How to Stay Catholic in School

Whenever someone raises an objection about your faith, ask two questions: What do you mean? And why are you asking?

University Lecture Hall
University Lecture Hall (photo: Nikolay Georgiev / Pixabay/CC0)

Whether you are in high school or college, secular or Catholic, private or public, your faith and morals will be challenged in the coming school year. Even if you are not in school but into any mix of people from various backgrounds and belief systems, you will face objections to your worldview.

In standing up to the ideas brought against Catholicism, there are two key questions you can ask yourself or the people involved to help you navigate hostile intellectual territory. As a matter of fact, these questions are an important habit of thought to develop for any kind of clear thinking.

Clarity of thought is one of the major problems with the way your faith will be denigrated — rather, the lack of clarity is what becomes so confusing and disorienting in our sound-bite culture. Fuzzy problems can only have fuzzy solutions, and there can be clear answers only to clear questions. So, the most dangerous attacks on your faith are the ones that are not clearly stated, but instead are launched as emotional rhetoric. Why? Because, by their imprecise nature, they cannot be precisely answered.

For example, someone may say, “You actually believe all that religious stuff?” This question is very difficult to answer because it is very difficult to know what is meant by it. What, exactly, could someone mean by “all that religious stuff?” Yes, as Catholics, we believe in some religious stuff, but not other religious stuff. The point of the question, whether the inquirer is consciously aware of it or not, is not to honestly and objectively gather information but to make you feel badly for being religious.

So, there are two questions that can and should be asked in this situation as in almost all others:

  1. What does it mean?
  2. Why are you asking it?

There can be no intelligent discussion about an answer to a question if the question itself is not intelligible, i.e., not understood or understandable. There is a good chance that the person asking the question does not really understand what the question means either, but is just parroting a question he has heard before that seemed relevant. Delving into the precise meaning of any question is important for any rational conversation, not just in answering objections to the faith, but this practice of asking for accurate and well-thought-out meanings is absolutely essential if objections to the faith are to be answered.

The other question, Why?, has to do with following the line of reasoning to see why the statement or question is being posed. Does it actually turn out to be an objection against Catholicism or not? The rhetorical example given above about whether or not you believe all that religious stuff doesn’t actually contain within it a valid counterexample to any basis or tenet of the faith. There are no premises or conclusions at all, let alone premises and conclusions that lead to anything that might disprove our religion.

When, however, you find an objection that does seem like it has substance to it, then you are in a position to learn about your faith a little better.

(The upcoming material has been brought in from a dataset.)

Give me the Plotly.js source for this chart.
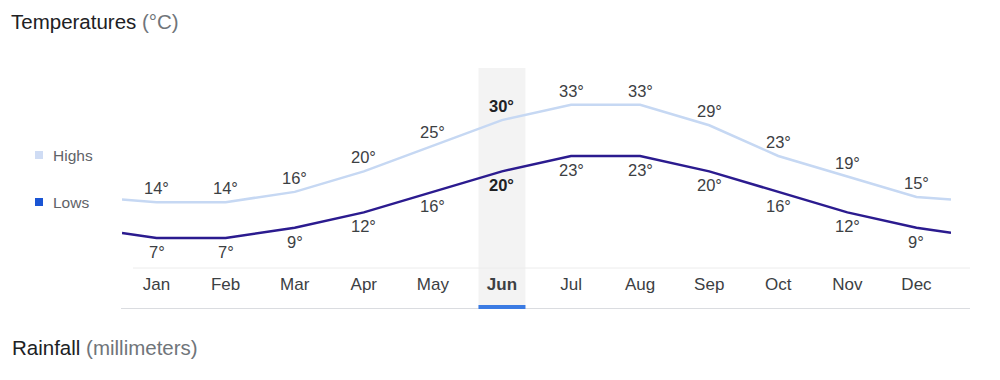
<!DOCTYPE html>
<html>
<head>
<meta charset="utf-8">
<script src="https://cdn.plot.ly/plotly-3.0.1.min.js"></script>
<style>
  html, body { margin: 0; padding: 0; background: #fff; }
  #chart { width: 1000px; height: 380px; }
</style>
</head>
<body>
<div id="chart"></div>
<script>
// Monthly temperature normals (°C)
const months = ['Jan', 'Feb', 'Mar', 'Apr', 'May', 'Jun', 'Jul', 'Aug', 'Sep', 'Oct', 'Nov', 'Dec'];
const highs = [14, 14, 16, 20, 25, 30, 33, 33, 29, 23, 19, 15];
const lows = [7, 7, 9, 12, 16, 20, 23, 23, 20, 16, 12, 9];
const selectedMonth = 5;

// Plot frame in pixels
const W = 1000, H = 380;
const L = 122, R = 951, T = 68, B = 268;
const px2x = px => (px - L) / (R - L);
const py2y = py => (B - py) / (B - T);

const FONT = 'Arial, "Liberation Sans", sans-serif';
const HIGH_COLOR = '#c6d8f3';
const LOW_COLOR = '#2b1b8f';

// The curves run to the column edges; the edge value is the average of
// December and January so the year wraps around smoothly.
function wrapped(vals) {
  const edge = (vals[0] + vals[vals.length - 1]) / 2;
  return {
    x: [-0.5].concat(vals.map((_, i) => i), [vals.length - 0.5]),
    y: [edge].concat(vals, [edge])
  };
}
const hiLine = wrapped(highs);
const loLine = wrapped(lows);

const traces = [
  { x: hiLine.x, y: hiLine.y, type: 'scatter', mode: 'lines',
    line: { color: HIGH_COLOR, width: 2.5 }, hoverinfo: 'skip', showlegend: false },
  { x: loLine.x, y: loLine.y, type: 'scatter', mode: 'lines',
    line: { color: LOW_COLOR, width: 2.5 }, hoverinfo: 'skip', showlegend: false }
];

// Value labels: highs above the curve, lows below
const annotations = [];
months.forEach((m, i) => {
  const sel = i === selectedMonth;
  const col = sel ? '#202124' : '#3c4043';
  annotations.push({
    x: i, y: highs[i], xref: 'x', yref: 'y', showarrow: false,
    text: sel ? '<b>' + highs[i] + '°</b>' : highs[i] + '°',
    yshift: 14, yanchor: 'middle',
    font: { family: FONT, size: 16.5, color: col }
  });
  annotations.push({
    x: i, y: lows[i], xref: 'x', yref: 'y', showarrow: false,
    text: sel ? '<b>' + lows[i] + '°</b>' : lows[i] + '°',
    yshift: -14, yanchor: 'middle',
    font: { family: FONT, size: 16.5, color: col }
  });
});

// Legend entries
annotations.push(
  { x: px2x(51), y: py2y(155), xref: 'paper', yref: 'paper', xanchor: 'left', yanchor: 'middle',
    showarrow: false, text: 'Highs', font: { family: FONT, size: 15.5, color: '#5f6368' } },
  { x: px2x(51), y: py2y(202), xref: 'paper', yref: 'paper', xanchor: 'left', yanchor: 'middle',
    showarrow: false, text: 'Lows', font: { family: FONT, size: 15.5, color: '#5f6368' } },
  // Next section heading
  { x: px2x(10), y: py2y(347), xref: 'paper', yref: 'paper', xanchor: 'left', yanchor: 'middle',
    showarrow: false, text: 'Rainfall <span style="color:#70757a">(millimeters)</span>',
    font: { family: FONT, size: 20.5, color: '#202124' } }
);

const half = 0.34;
const shapes = [
  // selected month column
  { type: 'rect', xref: 'x', yref: 'paper', layer: 'below',
    x0: selectedMonth - half, x1: selectedMonth + half, y0: py2y(308), y1: py2y(68),
    fillcolor: '#f3f3f3', line: { width: 0 } },
  // divider above month labels
  { type: 'line', xref: 'paper', yref: 'paper', layer: 'below',
    x0: px2x(133), x1: px2x(970), y0: py2y(268), y1: py2y(268),
    line: { color: '#ececec', width: 1 } },
  // bottom rule
  { type: 'line', xref: 'paper', yref: 'paper', layer: 'below',
    x0: px2x(121), x1: px2x(970), y0: py2y(308.5), y1: py2y(308.5),
    line: { color: '#dadce0', width: 1 } },
  // selected month underline
  { type: 'rect', xref: 'x', yref: 'paper', layer: 'above',
    x0: selectedMonth - half, x1: selectedMonth + half, y0: py2y(309), y1: py2y(305),
    fillcolor: '#3b7be3', line: { width: 0 } },
  // legend swatches
  { type: 'rect', xref: 'paper', yref: 'paper',
    x0: px2x(35), x1: px2x(43), y0: py2y(159), y1: py2y(151),
    fillcolor: '#cfdcf4', line: { width: 0 } },
  { type: 'rect', xref: 'paper', yref: 'paper',
    x0: px2x(35), x1: px2x(43), y0: py2y(206), y1: py2y(198),
    fillcolor: '#1a55d4', line: { width: 0 } }
];

const tickText = months.map((m, i) => i === selectedMonth ? '<b>' + m + '</b>' : m);

const layout = {
  width: W, height: H,
  margin: { l: L, r: W - R, t: T, b: H - B, pad: 0 },
  paper_bgcolor: '#ffffff',
  plot_bgcolor: 'rgba(0,0,0,0)',
  showlegend: false,
  title: {
    text: 'Temperatures <span style="color:#70757a">(°C)</span>',
    x: 11 / W, xref: 'container', xanchor: 'left',
    y: 1 - 22 / H, yref: 'container', yanchor: 'middle',
    font: { family: FONT, size: 20.5, color: '#202124' }
  },
  xaxis: {
    range: [-0.5, months.length - 0.5],
    tickvals: months.map((_, i) => i),
    ticktext: tickText,
    tickfont: { family: FONT, size: 17, color: '#3c4043' },
    ticks: '', showgrid: false, zeroline: false, showline: false,
    ticklabelstandoff: 4, fixedrange: true
  },
  yaxis: {
    range: [7 - (B - 238) / 5.125, 7 + (238 - T) / 5.125],
    visible: false, fixedrange: true
  },
  shapes: shapes,
  annotations: annotations
};

Plotly.newPlot('chart', traces, layout, { staticPlot: true, displayModeBar: false });
</script>
</body>
</html>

Use a few of the many very good Catholic resources in print or online to find an answer to the question. Since I once tried to disprove Catholicism only to find myself convinced, I am sure you will be able to find a good reply.

So, these two questions in response to any accusation against the faith are powerful weapons. What does it mean, and why are you asking it? What is the precise nature of the objection, and does it actually turn out to be a valid attack of the faith?

To finish off, here is an example from my own personal experience.

In my undergraduate philosophy studies at a secular school, I remember that a professor once made the claim that Plato’s Timaeus was regarded to be as authoritative as the Bible during the Middle Ages. I was nearing the end of my journey back to Catholicism, and I was a student of philosophy, so this claim intrigued me since it was different from what I had been learning. After class, I asked my professor for a reference or a source if I wanted to look into the matter further. He paused for a moment and then said, “I lied. That wasn’t true.” But for all of those other students in class, the idea of the philosophically and religiously muddy Middle Ages was reinforced and unchallenged, even without clarification or support.

If I had not spoken up and asked for clarification, that claim would have always remained in the back of my mind.

Clarity of meaning and clarity of reasoning. These two powerful foundations of rational thought are the starting point for thinking about and responding to objections against the faith. Ultimately, it is an exercise in searching for the truth, an endeavor that can only be undertaken well from the starting point of clarity.